> _Task statement_
Your copy of the material below should match it exactly, except that it holds no pictures.

** Begin Information provided **

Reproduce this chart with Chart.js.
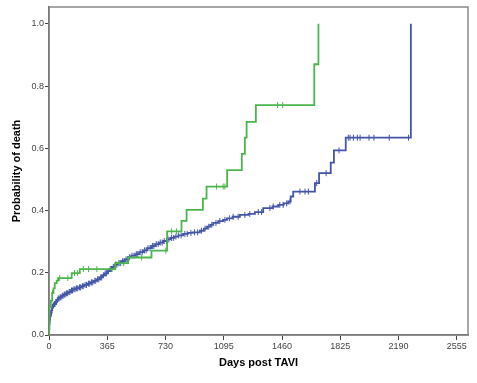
<!DOCTYPE html>
<html><head><meta charset="utf-8">
<script src="https://cdn.jsdelivr.net/npm/chart.js@4/dist/chart.umd.min.js"></script>
<style>html,body{margin:0;padding:0;background:#fff;}canvas{display:block;}</style>
</head><body>
<canvas id="c" width="477" height="383"></canvas>
<script>
// ---- data ----
const xTickValues = [0, 365, 730, 1095, 1460, 1825, 2190, 2555];
const yTickValues = [0.0, 0.2, 0.4, 0.6, 0.8, 1.0];

// Green group: event day -> cumulative probability of death
const greenDays = [0, 1, 3, 12, 20, 28, 36, 48, 57, 142, 193, 415, 496, 642, 740, 830, 862, 964, 987, 1116, 1208, 1227, 1238, 1296, 1662, 1688];
const greenProb = [0, 0.045, 0.09, 0.11, 0.135, 0.15, 0.167, 0.175, 0.183, 0.199, 0.212, 0.231, 0.249, 0.271, 0.333, 0.367, 0.402, 0.438, 0.477, 0.53, 0.582, 0.634, 0.685, 0.739, 0.87, 1.0];
const greenCensored = [22, 67, 118, 160, 178, 215, 248, 300, 395, 440, 468, 580, 732, 768, 799, 1050, 1091, 1102, 1432, 1464];

// Blue group
const blueDays = [0, 1, 2, 4, 7, 10, 15, 20, 25, 32, 40, 48, 56, 65, 78, 90, 105, 119, 135, 150, 165, 185, 203, 220, 240, 260, 280, 300, 318, 335, 350, 365, 380, 395, 412, 430, 454, 475, 496, 515, 540, 565, 590, 615, 640, 665, 690, 715, 740, 760, 785, 810, 840, 870, 900, 945, 970, 990, 1010, 1029, 1060, 1090, 1115, 1150, 1196, 1250, 1290, 1342, 1400, 1436, 1470, 1499, 1514, 1530, 1666, 1692, 1765, 1785, 1859, 2267];
const blueProb = [0, 0.02, 0.035, 0.05, 0.06, 0.07, 0.08, 0.09, 0.095, 0.10, 0.106, 0.112, 0.117, 0.121, 0.126, 0.13, 0.134, 0.138, 0.143, 0.147, 0.15, 0.153, 0.157, 0.161, 0.165, 0.169, 0.174, 0.179, 0.185, 0.192, 0.198, 0.205, 0.212, 0.219, 0.226, 0.231, 0.237, 0.243, 0.25, 0.255, 0.26, 0.266, 0.272, 0.279, 0.286, 0.292, 0.297, 0.302, 0.307, 0.312, 0.316, 0.32, 0.325, 0.328, 0.33, 0.335, 0.342, 0.348, 0.354, 0.36, 0.366, 0.37, 0.375, 0.38, 0.386, 0.389, 0.395, 0.408, 0.413, 0.418, 0.423, 0.429, 0.445, 0.461, 0.488, 0.52, 0.554, 0.593, 0.634, 1.0];
const blueCensored = [3, 5, 8, 11, 14, 18, 22, 26, 29, 34, 38, 43, 47, 52, 58, 63, 70, 75, 83, 88, 96, 101, 110, 117, 126, 131, 141, 147, 156, 163, 172, 180, 191, 198, 209, 214, 226, 235, 247, 255, 266, 274, 287, 293, 305, 312, 324, 330, 341, 352, 361, 372, 384, 391, 403, 417, 425, 438, 449, 461, 470, 483, 492, 505, 520, 533, 547, 556, 571, 584, 598, 608, 620, 633, 648, 657, 672, 684, 697, 709, 722, 736, 751, 767, 779, 795, 812, 828, 851, 866, 889, 912, 931, 955, 978, 1001, 1020, 1046, 1070, 1102, 1130, 1154, 1185, 1227, 1258, 1311, 1332, 1384, 1405, 1446, 1467, 1489, 1510, 1572, 1604, 1625, 1677, 1736, 1817, 1875, 1886, 1907, 1932, 1949, 2005, 2036, 2132, 2252];

const GREEN = '#4cb54c';
const BLUE = '#4255a8';

// ---- build library structures ----
function stepValue(days, prob, t) {
  let v = prob[0];
  for (let i = 0; i < days.length; i++) { if (days[i] <= t) v = prob[i]; else break; }
  return v;
}
const toPts = (d, p) => d.map((x, i) => ({x, y: p[i]}));
const censorPts = (c, d, p) => c.map(x => ({x, y: stepValue(d, p, x)}));

const frame = {
  id: 'frame',
  beforeDatasetsDraw(chart) {
    const {ctx, chartArea: a} = chart;
    ctx.save();
    ctx.strokeStyle = '#8a8a8a';
    ctx.lineWidth = 1.5;
    ctx.strokeRect(a.left, a.top, a.right - a.left, a.bottom - a.top);
    ctx.restore();
  }
};

const tickFont = {family: '"Liberation Sans", Arial, sans-serif', size: 9};
const titleFont = {family: '"Liberation Sans", Arial, sans-serif', size: 11, weight: 'bold'};

new Chart(document.getElementById('c'), {
  type: 'line',
  data: {
    datasets: [
      {data: toPts(greenDays, greenProb), borderColor: GREEN, borderWidth: 1.8, stepped: true, pointRadius: 0, fill: false},
      {data: toPts(blueDays, blueProb), borderColor: BLUE, borderWidth: 1.8, stepped: true, pointRadius: 0, fill: false},
      {data: censorPts(greenCensored, greenDays, greenProb), showLine: false, pointStyle: 'line', rotation: 90, pointRadius: 3, borderColor: GREEN, borderWidth: 1, backgroundColor: GREEN},
      {data: censorPts(blueCensored, blueDays, blueProb), showLine: false, pointStyle: 'line', rotation: 90, pointRadius: 3, borderColor: BLUE, borderWidth: 1, backgroundColor: BLUE}
    ]
  },
  options: {
    responsive: false,
    animation: false,
    devicePixelRatio: 1,
    layout: {padding: {top: 7, right: 9, left: 0, bottom: 0}},
    plugins: {legend: {display: false}, tooltip: {enabled: false}},
    scales: {
      x: {
        type: 'linear', min: 0, max: 2625,
        afterBuildTicks: s => { s.ticks = xTickValues.map(v => ({value: v})); },
        afterFit: s => { s.height = 48; },
        grid: {drawOnChartArea: false, drawTicks: true, tickLength: 5, color: '#444', lineWidth: 1},
        border: {display: true, color: '#444', width: 1.5},
        ticks: {font: tickFont, color: '#444', padding: 1, maxRotation: 0, autoSkip: false, callback: v => String(v)},
        title: {display: true, text: 'Days post TAVI', font: titleFont, color: '#000', padding: {top: 0, bottom: 13}}
      },
      y: {
        type: 'linear', min: 0, max: 1.054,
        afterBuildTicks: s => { s.ticks = yTickValues.map(v => ({value: v})); },
        afterFit: s => { s.width = 49; },
        grid: {drawOnChartArea: false, drawTicks: true, tickLength: 4, color: '#444', lineWidth: 1},
        border: {display: true, color: '#444', width: 1.5},
        ticks: {font: tickFont, color: '#444', padding: 1, autoSkip: false, callback: v => Number(v).toFixed(1)},
        title: {display: true, text: 'Probability of death', font: titleFont, color: '#000', padding: {top: 10, bottom: 0}}
      }
    }
  },
  plugins: [frame]
});
</script>
</body></html>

** End Information provided **

> _Answer to the problem_
Reproduce this chart with Chart.js.
<!DOCTYPE html>
<html><head><meta charset="utf-8">
<script src="https://cdn.jsdelivr.net/npm/chart.js@4/dist/chart.umd.min.js"></script>
<style>html,body{margin:0;padding:0;background:#fff;}canvas{display:block;}</style>
</head><body>
<canvas id="c" width="477" height="383"></canvas>
<script>
// ---- data ----
const xTickValues = [0, 365, 730, 1095, 1460, 1825, 2190, 2555];
const yTickValues = [0.0, 0.2, 0.4, 0.6, 0.8, 1.0];

// Green group: event day -> cumulative probability of death
const greenDays = [0, 1, 3, 12, 20, 28, 36, 48, 57, 142, 193, 415, 496, 642, 740, 830, 862, 964, 987, 1116, 1208, 1227, 1238, 1296, 1662, 1688];
const greenProb = [0, 0.045, 0.09, 0.11, 0.135, 0.15, 0.167, 0.175, 0.183, 0.199, 0.212, 0.231, 0.249, 0.271, 0.333, 0.367, 0.402, 0.438, 0.477, 0.53, 0.582, 0.634, 0.685, 0.739, 0.87, 1.0];
const greenCensored = [22, 67, 118, 160, 178, 215, 248, 300, 395, 440, 468, 580, 732, 768, 799, 1050, 1091, 1102, 1432, 1464];

// Blue group
const blueDays = [0, 1, 2, 4, 7, 10, 15, 20, 25, 32, 40, 48, 56, 65, 78, 90, 105, 119, 135, 150, 165, 185, 203, 220, 240, 260, 280, 300, 318, 335, 350, 365, 380, 395, 412, 430, 454, 475, 496, 515, 540, 565, 590, 615, 640, 665, 690, 715, 740, 760, 785, 810, 840, 870, 900, 945, 970, 990, 1010, 1029, 1060, 1090, 1115, 1150, 1196, 1250, 1290, 1342, 1400, 1436, 1470, 1499, 1514, 1530, 1666, 1692, 1765, 1785, 1859, 2267];
const blueProb = [0, 0.02, 0.035, 0.05, 0.06, 0.07, 0.08, 0.09, 0.095, 0.10, 0.106, 0.112, 0.117, 0.121, 0.126, 0.13, 0.134, 0.138, 0.143, 0.147, 0.15, 0.153, 0.157, 0.161, 0.165, 0.169, 0.174, 0.179, 0.185, 0.192, 0.198, 0.205, 0.212, 0.219, 0.226, 0.231, 0.237, 0.243, 0.25, 0.255, 0.26, 0.266, 0.272, 0.279, 0.286, 0.292, 0.297, 0.302, 0.307, 0.312, 0.316, 0.32, 0.325, 0.328, 0.33, 0.335, 0.342, 0.348, 0.354, 0.36, 0.366, 0.37, 0.375, 0.38, 0.386, 0.389, 0.395, 0.408, 0.413, 0.418, 0.423, 0.429, 0.445, 0.461, 0.488, 0.52, 0.554, 0.593, 0.634, 1.0];
const blueCensored = [3, 5, 8, 11, 14, 18, 22, 26, 29, 34, 38, 43, 47, 52, 58, 63, 70, 75, 83, 88, 96, 101, 110, 117, 126, 131, 141, 147, 156, 163, 172, 180, 191, 198, 209, 214, 226, 235, 247, 255, 266, 274, 287, 293, 305, 312, 324, 330, 341, 352, 361, 372, 384, 391, 403, 417, 425, 438, 449, 461, 470, 483, 492, 505, 520, 533, 547, 556, 571, 584, 598, 608, 620, 633, 648, 657, 672, 684, 697, 709, 722, 736, 751, 767, 779, 795, 812, 828, 851, 866, 889, 912, 931, 955, 978, 1001, 1020, 1046, 1070, 1102, 1130, 1154, 1185, 1227, 1258, 1311, 1332, 1384, 1405, 1446, 1467, 1489, 1510, 1572, 1604, 1625, 1677, 1736, 1817, 1875, 1886, 1907, 1932, 1949, 2005, 2036, 2132, 2252];

const GREEN = '#4cb54c';
const BLUE = '#4255a8';

// ---- build library structures ----
function stepValue(days, prob, t) {
  let v = prob[0];
  for (let i = 0; i < days.length; i++) { if (days[i] <= t) v = prob[i]; else break; }
  return v;
}
const toPts = (d, p) => d.map((x, i) => ({x, y: p[i]}));
const censorPts = (c, d, p) => c.map(x => ({x, y: stepValue(d, p, x)}));

const frame = {
  id: 'frame',
  beforeDatasetsDraw(chart) {
    const {ctx, chartArea: a} = chart;
    ctx.save();
    ctx.strokeStyle = '#8a8a8a';
    ctx.lineWidth = 1.5;
    ctx.strokeRect(a.left, a.top, a.right - a.left, a.bottom - a.top);
    ctx.restore();
  }
};

const tickFont = {family: '"Liberation Sans", Arial, sans-serif', size: 9};
const titleFont = {family: '"Liberation Sans", Arial, sans-serif', size: 11, weight: 'bold'};

new Chart(document.getElementById('c'), {
  type: 'line',
  data: {
    datasets: [
      {data: toPts(greenDays, greenProb), borderColor: GREEN, borderWidth: 1.8, stepped: true, pointRadius: 0, fill: false},
      {data: toPts(blueDays, blueProb), borderColor: BLUE, borderWidth: 1.8, stepped: true, pointRadius: 0, fill: false},
      {data: censorPts(greenCensored, greenDays, greenProb), showLine: false, pointStyle: 'line', rotation: 90, pointRadius: 3, borderColor: GREEN, borderWidth: 1, backgroundColor: GREEN},
      {data: censorPts(blueCensored, blueDays, blueProb), showLine: false, pointStyle: 'line', rotation: 90, pointRadius: 3, borderColor: BLUE, borderWidth: 1, backgroundColor: BLUE}
    ]
  },
  options: {
    responsive: false,
    animation: false,
    devicePixelRatio: 1,
    layout: {padding: {top: 7, right: 9, left: 0, bottom: 0}},
    plugins: {legend: {display: false}, tooltip: {enabled: false}},
    scales: {
      x: {
        type: 'linear', min: 0, max: 2625,
        afterBuildTicks: s => { s.ticks = xTickValues.map(v => ({value: v})); },
        afterFit: s => { s.height = 48; },
        grid: {drawOnChartArea: false, drawTicks: true, tickLength: 5, color: '#444', lineWidth: 1},
        border: {display: true, color: '#444', width: 1.5},
        ticks: {font: tickFont, color: '#444', padding: 1, maxRotation: 0, autoSkip: false, callback: v => String(v)},
        title: {display: true, text: 'Days post TAVI', font: titleFont, color: '#000', padding: {top: 0, bottom: 13}}
      },
      y: {
        type: 'linear', min: 0, max: 1.054,
        afterBuildTicks: s => { s.ticks = yTickValues.map(v => ({value: v})); },
        afterFit: s => { s.width = 49; },
        grid: {drawOnChartArea: false, drawTicks: true, tickLength: 4, color: '#444', lineWidth: 1},
        border: {display: true, color: '#444', width: 1.5},
        ticks: {font: tickFont, color: '#444', padding: 1, autoSkip: false, callback: v => Number(v).toFixed(1)},
        title: {display: true, text: 'Probability of death', font: titleFont, color: '#000', padding: {top: 10, bottom: 0}}
      }
    }
  },
  plugins: [frame]
});
</script>
</body></html>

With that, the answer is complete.